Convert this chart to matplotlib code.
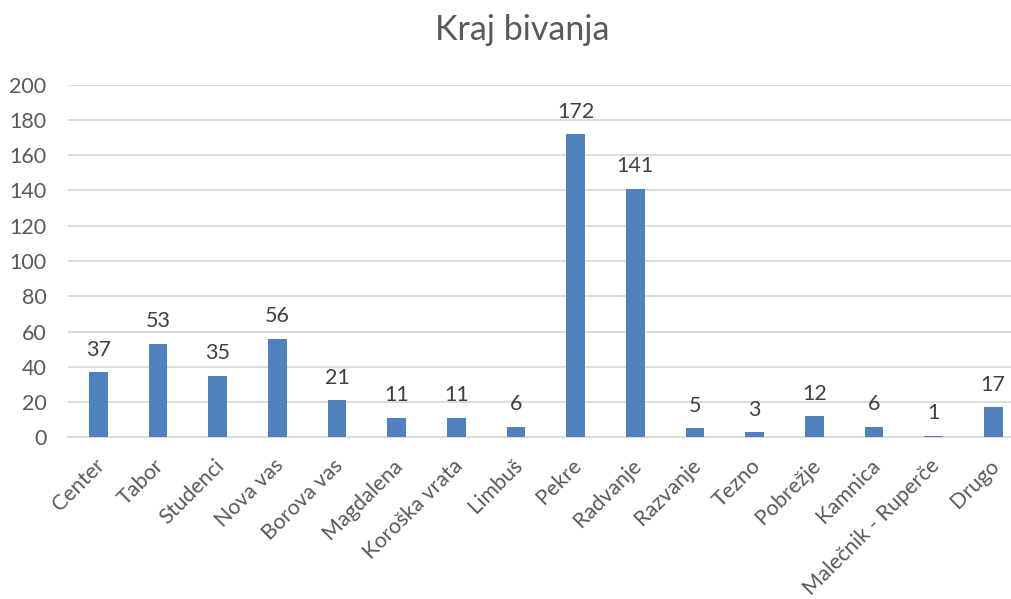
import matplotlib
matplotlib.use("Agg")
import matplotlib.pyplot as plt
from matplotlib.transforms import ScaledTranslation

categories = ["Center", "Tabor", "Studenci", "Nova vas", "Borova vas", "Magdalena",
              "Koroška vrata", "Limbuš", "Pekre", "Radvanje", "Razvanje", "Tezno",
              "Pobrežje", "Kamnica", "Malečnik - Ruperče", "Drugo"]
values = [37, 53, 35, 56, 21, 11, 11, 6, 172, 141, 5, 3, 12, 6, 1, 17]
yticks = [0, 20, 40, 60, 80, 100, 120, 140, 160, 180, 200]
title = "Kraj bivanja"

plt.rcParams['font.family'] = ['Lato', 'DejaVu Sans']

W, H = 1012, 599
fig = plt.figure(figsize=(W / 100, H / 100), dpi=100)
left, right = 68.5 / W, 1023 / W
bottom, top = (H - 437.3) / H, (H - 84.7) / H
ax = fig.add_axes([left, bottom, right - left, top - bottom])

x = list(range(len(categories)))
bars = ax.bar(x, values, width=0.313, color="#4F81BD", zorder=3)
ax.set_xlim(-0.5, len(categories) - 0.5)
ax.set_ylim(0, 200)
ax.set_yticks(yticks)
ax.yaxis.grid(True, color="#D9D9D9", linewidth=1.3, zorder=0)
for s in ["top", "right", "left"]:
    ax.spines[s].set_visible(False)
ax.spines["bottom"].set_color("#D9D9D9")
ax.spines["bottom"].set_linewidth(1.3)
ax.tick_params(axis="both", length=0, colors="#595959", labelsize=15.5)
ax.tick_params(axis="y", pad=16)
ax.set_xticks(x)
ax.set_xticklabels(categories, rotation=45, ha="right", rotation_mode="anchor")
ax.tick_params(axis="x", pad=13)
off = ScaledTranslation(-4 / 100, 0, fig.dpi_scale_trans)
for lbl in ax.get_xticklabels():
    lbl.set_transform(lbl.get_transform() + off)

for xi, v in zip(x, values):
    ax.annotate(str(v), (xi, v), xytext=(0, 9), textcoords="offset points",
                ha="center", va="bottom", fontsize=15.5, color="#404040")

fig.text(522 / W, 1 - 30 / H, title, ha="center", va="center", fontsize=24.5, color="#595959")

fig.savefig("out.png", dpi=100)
•••••
Reproduce the whole listing word for word, setting aside any pictures.

Convert this chart to matplotlib code.
import matplotlib
matplotlib.use("Agg")
import matplotlib.pyplot as plt
from matplotlib.transforms import ScaledTranslation

categories = ["Center", "Tabor", "Studenci", "Nova vas", "Borova vas", "Magdalena",
              "Koroška vrata", "Limbuš", "Pekre", "Radvanje", "Razvanje", "Tezno",
              "Pobrežje", "Kamnica", "Malečnik - Ruperče", "Drugo"]
values = [37, 53, 35, 56, 21, 11, 11, 6, 172, 141, 5, 3, 12, 6, 1, 17]
yticks = [0, 20, 40, 60, 80, 100, 120, 140, 160, 180, 200]
title = "Kraj bivanja"

plt.rcParams['font.family'] = ['Lato', 'DejaVu Sans']

W, H = 1012, 599
fig = plt.figure(figsize=(W / 100, H / 100), dpi=100)
left, right = 68.5 / W, 1023 / W
bottom, top = (H - 437.3) / H, (H - 84.7) / H
ax = fig.add_axes([left, bottom, right - left, top - bottom])

x = list(range(len(categories)))
bars = ax.bar(x, values, width=0.313, color="#4F81BD", zorder=3)
ax.set_xlim(-0.5, len(categories) - 0.5)
ax.set_ylim(0, 200)
ax.set_yticks(yticks)
ax.yaxis.grid(True, color="#D9D9D9", linewidth=1.3, zorder=0)
for s in ["top", "right", "left"]:
    ax.spines[s].set_visible(False)
ax.spines["bottom"].set_color("#D9D9D9")
ax.spines["bottom"].set_linewidth(1.3)
ax.tick_params(axis="both", length=0, colors="#595959", labelsize=15.5)
ax.tick_params(axis="y", pad=16)
ax.set_xticks(x)
ax.set_xticklabels(categories, rotation=45, ha="right", rotation_mode="anchor")
ax.tick_params(axis="x", pad=13)
off = ScaledTranslation(-4 / 100, 0, fig.dpi_scale_trans)
for lbl in ax.get_xticklabels():
    lbl.set_transform(lbl.get_transform() + off)

for xi, v in zip(x, values):
    ax.annotate(str(v), (xi, v), xytext=(0, 9), textcoords="offset points",
                ha="center", va="bottom", fontsize=15.5, color="#404040")

fig.text(522 / W, 1 - 30 / H, title, ha="center", va="center", fontsize=24.5, color="#595959")

fig.savefig("out.png", dpi=100)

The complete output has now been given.